Do ponto de vista jurídico-constitucional, não resta dúvida de que a demarcação em área contínua foi baseada em dados concretos, apurados mediante levantamento de informações de fontes diversas, na confirmação da ocupação indígena tradicional, feita com objetividade e precisão por laudos antropológicos elaborados por pesquisadores de indiscutível idoneidade, que, além disso, possuem profundo conhecimento da história dos povos originários da região e de seus costumes. A decisão foi, jurídica e socialmente, correta.

No entanto, o voto-vista do ministro Menezes Direito trouxe 18 pontos de inflexão ou limitação e, mais ainda, delimitou a demarcação à área tradicionalmente ocupada pelos indígenas em 5 de outubro de 1988, quando foi promulgada a Constituição Federal. A decisão ficou conhecida como “marco temporal”. Gestava-se, ali, um problema que, evidentemente, teria grande impacto para o futuro das demarcações em processo de reconhecimento ou mesmo já concluídas, mas aguardando homologação.

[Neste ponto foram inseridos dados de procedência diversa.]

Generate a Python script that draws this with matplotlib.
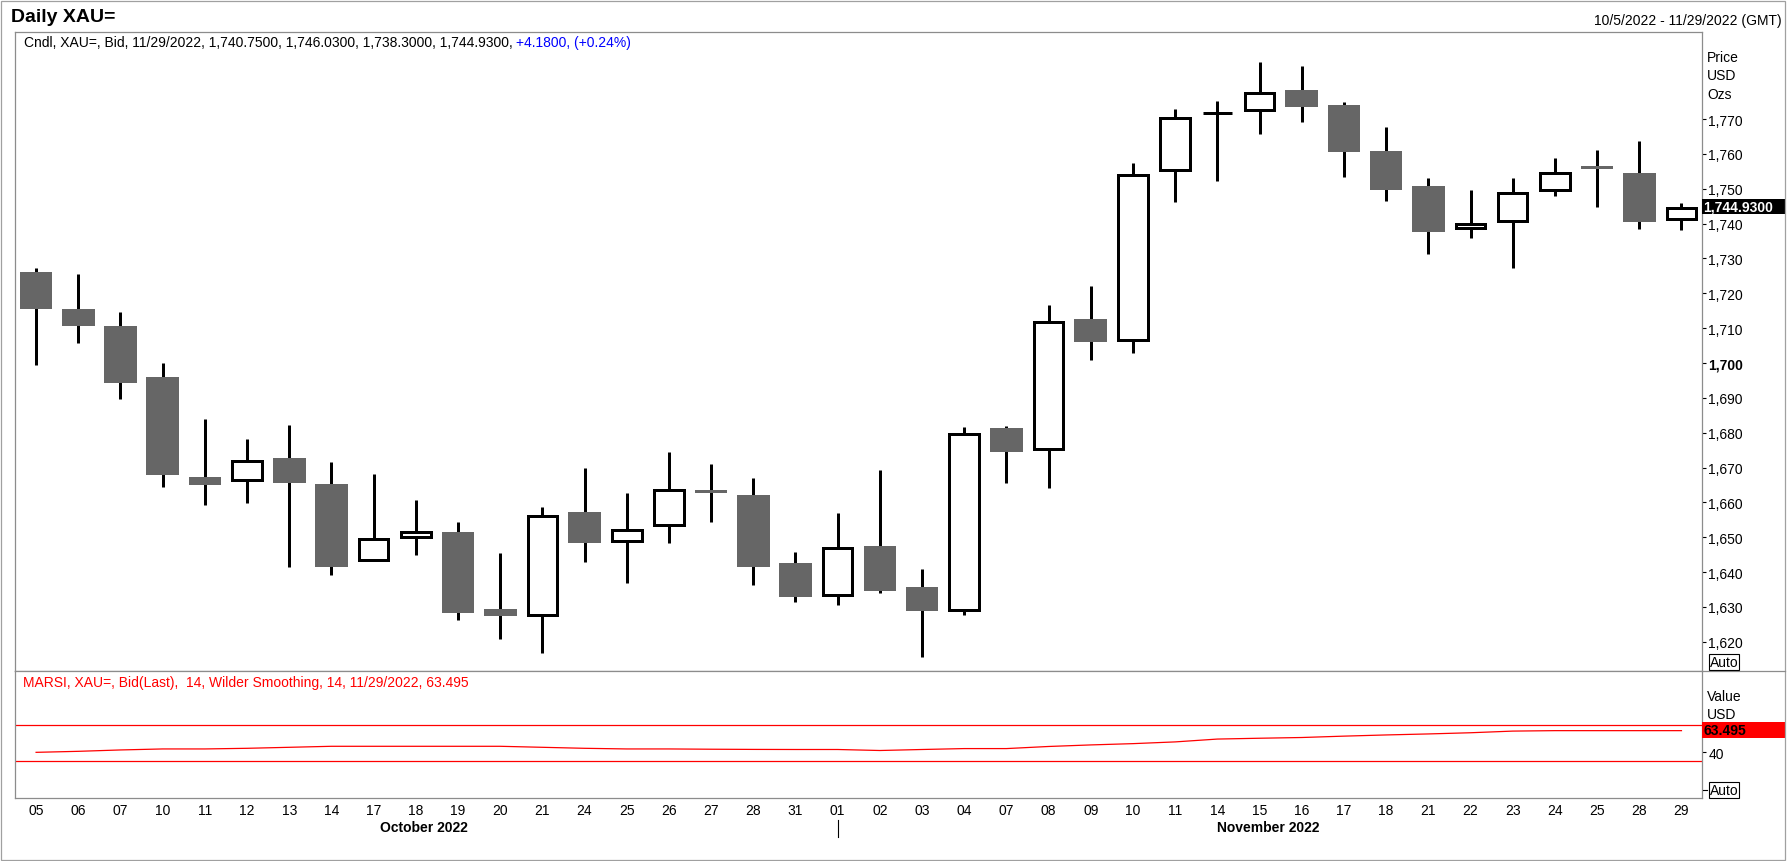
import matplotlib
matplotlib.use("Agg")
import matplotlib.pyplot as plt
import matplotlib.transforms as mtransforms
from matplotlib.patches import Rectangle
from matplotlib.lines import Line2D

plt.rcParams['font.family'] = ['Liberation Sans', 'DejaVu Sans']

# daily XAU= candles, 10/5/2022 - 11/29/2022
day_labels = ['05', '06', '07', '10', '11', '12', '13', '14', '17', '18',
              '19', '20', '21', '24', '25', '26', '27', '28', '31', '01',
              '02', '03', '04', '07', '08', '09', '10', '11', '14', '15',
              '16', '17', '18', '21', '22', '23', '24', '25', '28', '29']
months = ['October 2022'] * 19 + ['November 2022'] * 21
opens = [1726.0, 1715.6, 1710.7, 1695.9, 1667.2, 1666.1, 1672.7, 1665.3, 1643.1, 1649.5,
         1651.5, 1629.4, 1627.2, 1657.1, 1648.6, 1653.0, 1663.6, 1662.1, 1642.6, 1633.1,
         1647.5, 1635.7, 1628.6, 1681.3, 1674.8, 1712.6, 1706.3, 1754.9, 1771.3, 1772.2,
         1778.3, 1774.0, 1760.8, 1750.8, 1738.2, 1740.3, 1749.2, 1756.4, 1754.5, 1740.75]
highs = [1727.4, 1725.4, 1714.5, 1699.9, 1683.8, 1678.1, 1682.1, 1671.5, 1668.1, 1660.7,
         1654.3, 1645.5, 1658.6, 1670.0, 1662.6, 1674.6, 1671.0, 1666.9, 1645.7, 1656.9,
         1669.3, 1640.8, 1681.7, 1681.9, 1716.7, 1722.2, 1757.3, 1772.8, 1775.1, 1786.3,
         1785.2, 1774.8, 1767.6, 1753.0, 1749.6, 1753.2, 1758.7, 1761.2, 1763.6, 1746.03]
lows = [1699.5, 1705.8, 1689.7, 1664.5, 1659.3, 1659.9, 1641.5, 1639.2, 1643.1, 1645.0,
        1626.2, 1620.9, 1616.8, 1643.0, 1636.9, 1648.4, 1654.4, 1636.4, 1631.5, 1630.6,
        1633.9, 1615.5, 1627.6, 1665.6, 1664.0, 1700.9, 1702.8, 1746.3, 1752.3, 1765.8,
        1769.2, 1753.5, 1746.4, 1731.2, 1735.9, 1727.4, 1748.0, 1744.9, 1738.4, 1738.30]
closes = [1715.6, 1710.7, 1694.3, 1667.9, 1665.1, 1672.2, 1665.6, 1641.5, 1650.0, 1652.0,
          1628.3, 1627.5, 1656.4, 1648.4, 1652.4, 1664.1, 1662.8, 1641.5, 1632.9, 1647.3,
          1634.6, 1628.9, 1680.0, 1674.4, 1712.3, 1706.1, 1754.5, 1770.7, 1771.7, 1777.9,
          1773.5, 1760.6, 1749.7, 1737.6, 1740.4, 1749.1, 1755.0, 1755.6, 1740.5, 1744.93]
rsi = [39.8, 40.9, 42.4, 43.5, 43.5, 44.2, 45.3, 46.4, 46.4, 46.4,
       46.4, 46.4, 45.3, 44.2, 43.5, 43.5, 43.2, 43.0, 42.9, 42.9,
       41.8, 42.9, 43.9, 43.9, 46.2, 47.9, 49.3, 51.2, 54.3, 55.2,
       56.0, 57.5, 58.8, 59.9, 61.2, 63.0, 63.5, 63.5, 63.5, 63.495]
rsi_levels = [70, 30]
price_ticks = list(range(1620, 1771, 10))
rsi_ticks = [40]

W, H, DPI = 1788, 862, 100
fig = plt.figure(figsize=(W / DPI, H / DPI), dpi=DPI)
fig.patch.set_facecolor('white')


def fx(px):
    return px / W


def fy(py):
    return 1 - py / H


FRAME = '#8c8c8c'
GRAY = '#666666'
LEFT, RIGHT = 15.0, 1701.7
TOP, MID, BOT = 33.3, 671.7, 799.0
PRICE_LIM = (1611.7, 1794.9)
RSI_LIM = (-10.1, 129.0)
XLIM = (-0.5, 39.48)
LW = 2.16  # 3 px

ax = fig.add_axes([fx(LEFT), fy(MID), fx(RIGHT) - fx(LEFT), (MID - TOP) / H])
ax2 = fig.add_axes([fx(LEFT), fy(BOT), fx(RIGHT) - fx(LEFT), (BOT - MID) / H])

# candles
x = list(range(len(opens)))
half = 1.5 * (PRICE_LIM[1] - PRICE_LIM[0]) / (MID - TOP)
ax.vlines(x, lows, highs, color='black', lw=LW, zorder=2)
for i, (o, c) in enumerate(zip(opens, closes)):
    if c > o:
        b = o + half
        t = max(c - half, b)
        ax.bar(i, t - b, width=0.70, bottom=b, facecolor='white',
               edgecolor='black', lw=LW, zorder=3)
    else:
        ax.bar(i, o - c, width=0.775, bottom=c, color=GRAY, lw=0, zorder=3)

ax.set_xlim(*XLIM)
ax.set_ylim(*PRICE_LIM)
ax.set_xticks([])
ax.yaxis.tick_right()
ax.set_yticks(price_ticks)
ax.set_yticklabels([f'{v:,}' for v in price_ticks])
ax.tick_params(axis='y', length=2.9, width=0.8, pad=1.9, labelsize=10,
               colors='black')
for lab in ax.get_yticklabels():
    if lab.get_text() == '1,700':
        lab.set_fontweight('bold')
for s in ax.spines.values():
    s.set_color(FRAME)
    s.set_linewidth(0.9)

# header text inside price panel
t1 = ax.text((23.7 - LEFT) / (RIGHT - LEFT), 1 - (42.7 - TOP) / (MID - TOP),
             f'Cndl, XAU=, Bid, 11/29/2022, {opens[-1]:,.4f}, {highs[-1]:,.4f}, '
             f'{lows[-1]:,.4f}, {closes[-1]:,.4f}, ',
             transform=ax.transAxes, fontsize=10, va='center', ha='left')
ax.annotate('+4.1800, (+0.24%)', xy=(1, 0), xycoords=t1, va='bottom', ha='left',
            fontsize=10, color='#0000ff')

# last price tag
blend = mtransforms.blended_transform_factory(ax.transAxes, ax.transData)
tag_w = (1785 - LEFT) / (RIGHT - LEFT) - 1
ax.add_patch(Rectangle((1.0, closes[-1] - 2.15), tag_w, 4.3, transform=blend,
                       facecolor='black', edgecolor='none', clip_on=False, zorder=5))
ax.text(1.0 + 1.5 / (RIGHT - LEFT), closes[-1], f'{closes[-1]:,.4f}', transform=blend,
        color='white', fontsize=10, fontweight='bold', va='center', ha='left',
        zorder=6, clip_on=False)

# RSI panel
ax2.plot(x, rsi, color='red', lw=0.9)
for lv in rsi_levels:
    ax2.axhline(lv, color='red', lw=0.9)
ax2.set_xlim(*XLIM)
ax2.set_ylim(*RSI_LIM)
ax2.yaxis.tick_right()
ax2.set_yticks(rsi_ticks)
ax2.set_yticklabels([str(v) for v in rsi_ticks])
ax2.tick_params(axis='y', length=2.9, width=0.8, pad=1.9, labelsize=10,
                colors='black')
ax2.set_xticks(x)
ax2.set_xticklabels(day_labels)
ax2.tick_params(axis='x', length=0, pad=3.6, labelsize=10, colors='black')
for s in ax2.spines.values():
    s.set_color(FRAME)
    s.set_linewidth(0.9)
ax2.text((23.2 - LEFT) / (RIGHT - LEFT), 1 - (682.7 - MID) / (BOT - MID),
         f'MARSI, XAU=, Bid(Last),  14, Wilder Smoothing, 14, 11/29/2022, {rsi[-1]:.3f}',
         transform=ax2.transAxes, color='red', fontsize=10, va='center', ha='left')

rblend = mtransforms.blended_transform_factory(ax2.transAxes, ax2.transData)
ax2.add_patch(Rectangle((1.0, rsi[-1] + 1.0 - 8.7), tag_w, 17.4, transform=rblend,
                        facecolor='red', edgecolor='none', clip_on=False, zorder=5))
ax2.text(1.0 + 1.5 / (RIGHT - LEFT), rsi[-1] + 0.8, f'{rsi[-1]:.3f}', transform=rblend,
         color='black', fontsize=10, fontweight='bold', va='center', ha='left',
         zorder=6, clip_on=False)

# month labels and separator mark
xblend = mtransforms.blended_transform_factory(ax2.transData, ax2.transAxes)
for m in dict.fromkeys(months):
    idx = [i for i, mm in enumerate(months) if mm == m]
    ax2.text(sum(idx) / len(idx) + 0.2, -(828.3 - BOT) / (BOT - MID), m,
             transform=xblend, ha='center', va='center', fontsize=10,
             fontweight='bold')
first_nov = months.index('November 2022')
ax2.add_line(Line2D([first_nov, first_nov],
                    [-(821 - BOT) / (BOT - MID), -(838 - BOT) / (BOT - MID)],
                    transform=xblend, color='black', lw=0.8, clip_on=False))

# title and right-hand labels
fig.text(fx(10.7), fy(17.5), 'Daily XAU=', fontsize=14, fontweight='bold',
         va='center', ha='left')
fig.text(fx(1781.7), fy(21), '10/5/2022 - 11/29/2022 (GMT)', fontsize=10,
         va='center', ha='right')
for lab, yy in [('Price', 58.3), ('USD', 76.3), ('Ozs', 94.7),
                ('Value', 696.7), ('USD', 715.0)]:
    fig.text(fx(1707.3), fy(yy), lab, fontsize=10, va='center', ha='left')
auto_box = dict(boxstyle='square,pad=0.06', facecolor='white', edgecolor='black', lw=0.8)
fig.text(fx(1709.5), fy(663.3), 'Auto', fontsize=10, va='center', ha='left',
         bbox=auto_box)
fig.text(fx(1709.5), fy(790.7), 'Auto', fontsize=10, va='center', ha='left',
         bbox=auto_box)
fig.add_artist(Line2D([fx(1702.7), fx(1706.7)], [fy(790.7)] * 2, color='black', lw=0.8))

# panel separator into the axis area and outer frame
fig.add_artist(Line2D([fx(RIGHT), fx(1785)], [fy(MID)] * 2, color=FRAME, lw=0.9))
fig.add_artist(Rectangle((fx(1.2), fy(860.5)), fx(1784.5) - fx(1.2), fy(1.5) - fy(860.5),
                         transform=fig.transFigure, fill=False, edgecolor='#a0a0a0',
                         lw=0.9))

fig.savefig('out.png', dpi=DPI)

Em outubro de 2013, o STF decidiu, em embargos de declaração, que, embora a decisão sobre a Raposa Serra do Sol tenha sido um precedente importante, não tem caráter vinculante. Portanto, só se aplica àquele caso específico, e não a todos os casos sobre, conforme o voto do ministro Luís Roberto Barroso, seguido à unanimidade.

Em julho de 2017, com fundamento no art. 40 da Lei Complementar 73/93, o então presidente da República, Michel Temer, aprovou parecer da Advocacia-Geral da União (AGU) que determinou que a União deveria seguir a decisão do STF sobre a terra indígena Raposa Serra do Sol em todos os processos de demarcação de terras realizados pelo governo federal. Na prática, o parecer adquiriu força de lei, em norma de seguimento obrigatório.

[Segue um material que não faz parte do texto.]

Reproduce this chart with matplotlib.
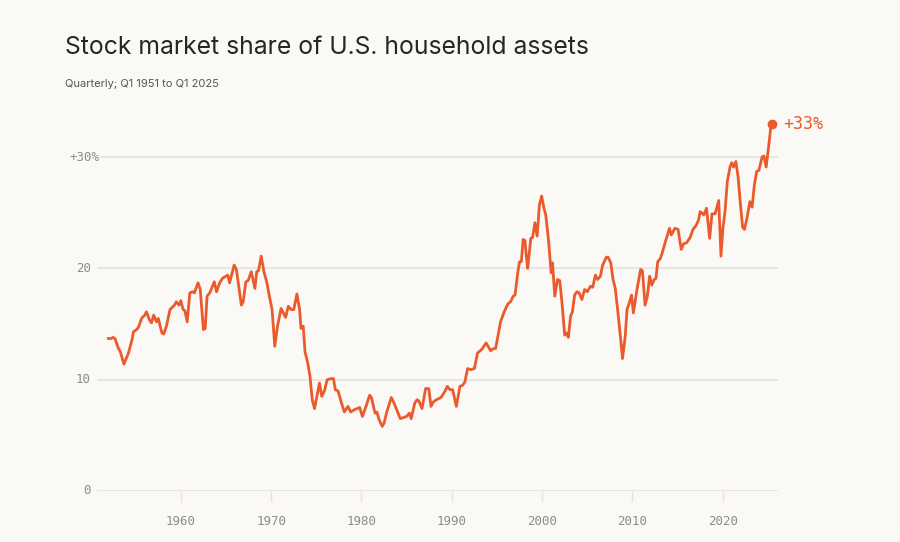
import matplotlib
matplotlib.use("Agg")
import matplotlib.pyplot as plt
import numpy as np

# values (year, share of household assets in %)
years = [1951.97, 1952.3, 1952.5, 1952.7, 1953.1, 1953.3, 1953.7, 1954.2, 1954.6, 1954.75,
         1955.1, 1955.3, 1955.65, 1956.0, 1956.2, 1956.5, 1956.75, 1957.0, 1957.3, 1957.5,
         1957.9, 1958.1, 1958.4, 1958.8, 1959.3, 1959.5, 1959.8, 1960.0, 1960.25, 1960.45,
         1960.7, 1961.0, 1961.3, 1961.5, 1961.9, 1962.15, 1962.5, 1962.7, 1962.9, 1963.2,
         1963.7, 1963.95, 1964.3, 1964.6, 1965.2, 1965.4, 1965.9, 1966.15, 1966.7, 1966.9,
         1967.2, 1967.45, 1967.8, 1968.2, 1968.4, 1968.6, 1968.9, 1969.2, 1969.5, 1969.6,
         1969.8, 1970.1, 1970.4, 1970.7, 1971.1, 1971.6, 1971.9, 1972.2, 1972.5, 1972.85,
         1973.15, 1973.3, 1973.55, 1973.75, 1974.05, 1974.3, 1974.55, 1974.8, 1975.2, 1975.35,
         1975.6, 1975.9, 1976.2, 1976.65, 1976.9, 1977.1, 1977.4, 1977.75, 1978.1, 1978.5,
         1978.8, 1979.2, 1979.8, 1980.1, 1980.5, 1980.9, 1981.1, 1981.5, 1981.7, 1981.95,
         1982.3, 1982.5, 1982.8, 1983.3, 1983.6, 1983.9, 1984.3, 1984.65, 1985.0, 1985.3,
         1985.5, 1985.9, 1986.15, 1986.35, 1986.7, 1987.1, 1987.45, 1987.7, 1987.95, 1988.3,
         1988.8, 1989.2, 1989.5, 1989.8, 1990.1, 1990.5, 1990.9, 1991.2, 1991.45, 1991.75,
         1992.1, 1992.5, 1992.85, 1993.3, 1993.8, 1994.3, 1994.6, 1994.85, 1995.1, 1995.4,
         1995.8, 1996.2, 1996.5, 1996.8, 1997.0, 1997.3, 1997.5, 1997.7, 1997.9, 1998.1,
         1998.25, 1998.4, 1998.75, 1998.95, 1999.2, 1999.45, 1999.7, 1999.95, 2000.2, 2000.4,
         2000.7, 2001.0, 2001.15, 2001.4, 2001.7, 2001.95, 2002.2, 2002.5, 2002.7, 2002.9,
         2003.15, 2003.35, 2003.6, 2003.85, 2004.1, 2004.4, 2004.7, 2005.0, 2005.35, 2005.6,
         2005.9, 2006.15, 2006.45, 2006.7, 2007.1, 2007.3, 2007.6, 2007.85, 2008.1, 2008.4,
         2008.7, 2008.9, 2009.2, 2009.4, 2009.65, 2009.9, 2010.1, 2010.5, 2010.9, 2011.1,
         2011.4, 2011.65, 2011.9, 2012.15, 2012.4, 2012.6, 2012.8, 2013.1, 2013.3, 2013.65,
         2014.1, 2014.3, 2014.7, 2015.05, 2015.4, 2015.65, 2016.0, 2016.4, 2016.7, 2017.0,
         2017.3, 2017.5, 2017.9, 2018.2, 2018.55, 2018.8, 2019.15, 2019.55, 2019.8, 2020.0,
         2020.25, 2020.5, 2020.8, 2021.0, 2021.2, 2021.45, 2021.7, 2021.95, 2022.2, 2022.4,
         2022.7, 2023.0, 2023.25, 2023.5, 2023.75, 2024.0, 2024.35, 2024.55, 2024.8, 2025.1,
         2025.3, 2025.45]
share = [13.7, 13.7, 13.8, 13.7, 12.8, 12.5, 11.4, 12.4, 13.6, 14.3,
         14.5, 14.7, 15.5, 15.8, 16.1, 15.4, 15.1, 15.8, 15.2, 15.5,
         14.2, 14.1, 14.8, 16.3, 16.7, 17.0, 16.7, 17.1, 16.3, 16.2,
         15.2, 17.8, 17.9, 17.8, 18.7, 18.1, 14.5, 14.6, 17.5, 17.8,
         18.8, 17.9, 18.7, 19.1, 19.4, 18.7, 20.3, 19.9, 16.7, 17.0,
         18.8, 18.9, 19.7, 18.2, 19.7, 19.8, 21.1, 19.7, 18.8, 18.4,
         17.5, 16.3, 13.0, 14.8, 16.4, 15.6, 16.6, 16.3, 16.3, 17.7,
         16.3, 14.6, 14.8, 12.5, 11.5, 10.3, 8.2, 7.4, 9.1, 9.7,
         8.5, 9.0, 10.0, 10.1, 10.1, 9.1, 9.0, 8.0, 7.1, 7.6,
         7.1, 7.3, 7.5, 6.7, 7.6, 8.6, 8.4, 7.0, 7.1, 6.4,
         5.8, 6.1, 7.1, 8.4, 7.9, 7.3, 6.5, 6.6, 6.7, 7.0,
         6.5, 7.9, 8.2, 8.1, 7.4, 9.2, 9.2, 7.6, 8.0, 8.2,
         8.4, 8.9, 9.4, 9.1, 9.1, 7.6, 9.4, 9.5, 9.8, 11.0,
         10.9, 11.0, 12.4, 12.7, 13.3, 12.6, 12.8, 12.8, 13.9, 15.2,
         16.1, 16.8, 17.0, 17.5, 17.6, 19.6, 20.6, 20.6, 22.6, 22.5,
         21.1, 20.0, 22.7, 22.8, 24.1, 22.9, 25.7, 26.5, 25.4, 24.8,
         22.6, 19.6, 20.5, 17.5, 19.0, 18.9, 16.9, 14.0, 14.2, 13.8,
         15.7, 16.1, 17.6, 17.9, 17.8, 17.2, 18.1, 17.9, 18.4, 18.3,
         19.4, 19.0, 19.3, 20.3, 21.0, 21.0, 20.5, 19.0, 18.2, 16.0,
         13.6, 11.9, 13.9, 16.3, 16.9, 17.6, 16.0, 18.1, 19.9, 19.8,
         16.7, 17.5, 19.3, 18.5, 19.0, 19.1, 20.6, 20.9, 21.4, 22.4,
         23.6, 23.0, 23.6, 23.5, 21.7, 22.2, 22.3, 22.8, 23.5, 23.8,
         24.3, 25.1, 24.8, 25.4, 22.7, 24.9, 24.9, 26.1, 21.1, 23.5,
         25.1, 27.8, 29.1, 29.5, 29.1, 29.6, 28.2, 25.8, 23.7, 23.5,
         24.6, 26.0, 25.5, 27.5, 28.7, 28.8, 30.0, 30.1, 29.1, 31.1,
         32.6, 33.0]

ytick_vals = [0, 10, 20, 30]
ytick_labels = ["0", "10", "20", "+30%"]
xtick_vals = [1960, 1970, 1980, 1990, 2000, 2010, 2020]

bg = "#fbf9f5"
orange = "#eb5a2c"
grid_c = "#e7e4df"
tick_c = "#8e8c89"

fig = plt.figure(figsize=(9, 5.42), dpi=100, facecolor=bg)
ax = fig.add_axes([0.1073, 0.0941, 0.757, 0.688])
ax.set_facecolor(bg)

ax.set_xlim(1950.67, 2026.1)
ax.set_ylim(0, 33.5)

for v in ytick_vals:
    xmin = 0.005 if v == 30 else 0
    ax.axhline(v, xmin=xmin, color=grid_c, lw=1.3, zorder=1)

ax.plot(years, share, color=orange, lw=2.0, solid_joinstyle="round", zorder=3)
ax.plot(years[-1], share[-1], "o", color=orange, ms=6, zorder=4)
ax.annotate("+33%", xy=(years[-1], share[-1]), xytext=(8, 0), textcoords="offset points",
            va="center", ha="left", color=orange, fontsize=12, family="DejaVu Sans Mono")

for s in ax.spines.values():
    s.set_visible(False)

ax.set_yticks([])
for v, lab in zip(ytick_vals, ytick_labels):
    dx = 2 if lab.endswith("%") else -4
    ax.annotate(lab, xy=(0, v), xycoords=("axes fraction", "data"), xytext=(dx, 0),
                textcoords="offset points", ha="right", va="center",
                color=tick_c, fontsize=9, family="DejaVu Sans Mono")

ax.set_xticks(xtick_vals)
ax.set_xticklabels([str(x) for x in xtick_vals], family="DejaVu Sans Mono", fontsize=9, color=tick_c)
ax.tick_params(axis="x", length=8, width=1, color=grid_c, pad=9)

fig.text(65 / 900, 1 - 48 / 542, "Stock market share of U.S. household assets",
         fontsize=17.8, color="#262626", family="Inter", va="center", ha="left")
fig.text(65 / 900, 1 - 84 / 542, "Quarterly; Q1 1951 to Q1 2025",
         fontsize=8, color="#555555", family="Inter", va="center", ha="left")

fig.savefig("out.png", dpi=100, facecolor=bg)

O que está atualmente na pauta do STF é uma ação de reintegração de posse movida pelo governo de Santa Catarina contra o povo Xokleng, referente à TI (Terra Indígena) Ibirama-Laklãnõ.

O julgamento do Recurso extraordinário nº 1.017.365, com repercussão geral reconhecida, volta à Corte nesta quarta-feira (25) com o voto do relator, ministro Edson Fachin, contra a interpretação da limitação de marco temporal. Do lado de fora, representantes de cerca de 173 povos de 20 estados da federação estão no acampamento Luta pela Vida, na capital federal.

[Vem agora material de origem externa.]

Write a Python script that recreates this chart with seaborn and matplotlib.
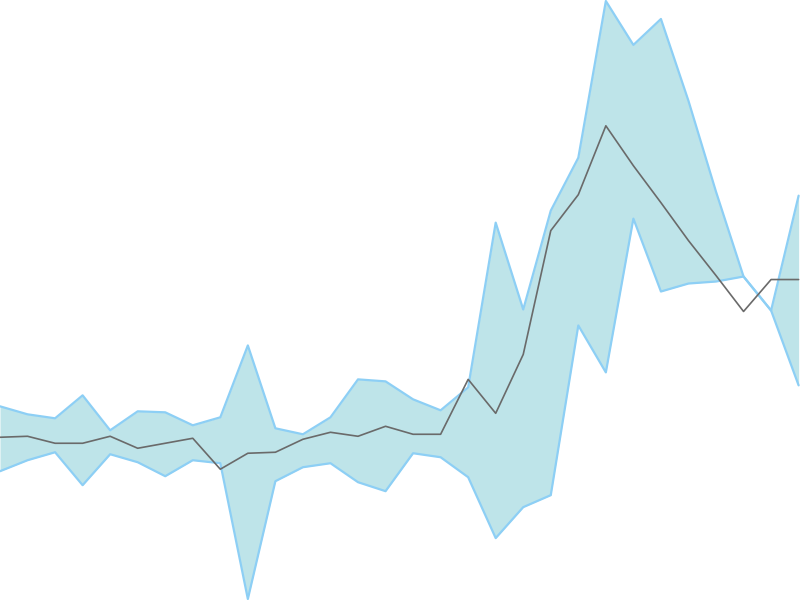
import matplotlib
matplotlib.use("Agg")
import matplotlib.pyplot as plt
import pandas as pd
import seaborn as sns

# values (arbitrary units, higher = up)
upper = [194, 186, 182, 205, 170, 189, 188, 175, 183, 255, 172, 166, 183, 221, 219,
         201, 190, 213, 378, 291, 390, 443, 600, 556, 582, 500, 409, 324, 290, 405]
lower = [129, 140, 148, 115, 146, 138, 124, 140, 137, 1, 119, 133, 137, 118, 109,
         147, 143, 123, 62, 93, 105, 275, 228, 382, 309, 317, 319, 324, 290, 215]
middle = [163, 164, 157, 157, 164, 152, 157, 162, 131, 147, 148, 161, 168, 164, 174,
          166, 166, 221, 187, 246, 370, 406, 475, 435, 398, 360, 325, 289, 321, 321]

df = pd.DataFrame({
    "step": range(len(middle)),
    "upper": upper,
    "lower": lower,
    "middle": middle,
})

sns.set_style("white")
fig = plt.figure(figsize=(8, 6), dpi=100)
ax = fig.add_axes([0, 0, 1, 1])

ax.fill_between(df.step, df.lower, df.upper, color="#bee4e9", linewidth=0)
sns.lineplot(data=df, x="step", y="upper", color="#8dcff5", linewidth=1.6, ax=ax)
sns.lineplot(data=df, x="step", y="lower", color="#8dcff5", linewidth=1.6, ax=ax)
sns.lineplot(data=df, x="step", y="middle", color="#6a6a6a", linewidth=1.2, ax=ax)

ax.set_xlim(0, 29.05)
ax.set_ylim(0, 601)
ax.set_axis_off()

fig.savefig("out.png", dpi=100)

O debate de aplicação do marco temporal, uma criatividade do ministro Menezes Direito em 2009, não tem qualquer relação com a ocupação milenar dos territórios pelos indígenas e desconheceu os processos de expulsão promovidos por não-índios e outras violências, bem como a tutela exercida até 1988 que os impedia de reivindicar diretamente seus direitos.

A invasão e exploração do solo brasileiro foram e seguem sendo determinantes para as transformações radicais que os povos originários passam no decorrer de cinco séculos. Um longo processo de devastação física e cultural que eliminou grupos gigantescos e inúmeras etnias indígenas, especialmente através do rompimento histórico entre os índios e a terra.

Por outro lado, mostra-se completamente contraditório e antijurídico que o tempo tenha se convertido em objeto de litígio para a formação da jurisprudência em matéria de direitos indígenas, quando a própria Constituição Federal de 1988 é considerada como paradigmática justamente por modificar a temporalidade destes direitos, com a ocupação tradicional definida na redação do artigo 231 da Carta, em conjunto com a pluralidade étnica e cultural, enfatizando o valor dessa diversidade para a identidade da nação e reconhecendo mecanismos jurídicos destinados a proteger os coletivos culturalmente diferenciados.

O reconhecimento do direito ao uso e desfrute da terra tradicionalmente ocupada pelos indígenas, a título de direitos originários, é a materialização da proteção articulada no texto constitucional. A rigor, o estabelecimento de marco temporal aleatório, caso seja adotado pelo STF, com repercussão geral, será a imposição de limitações do próprio pluralismo étnico e cultural da nação brasileira.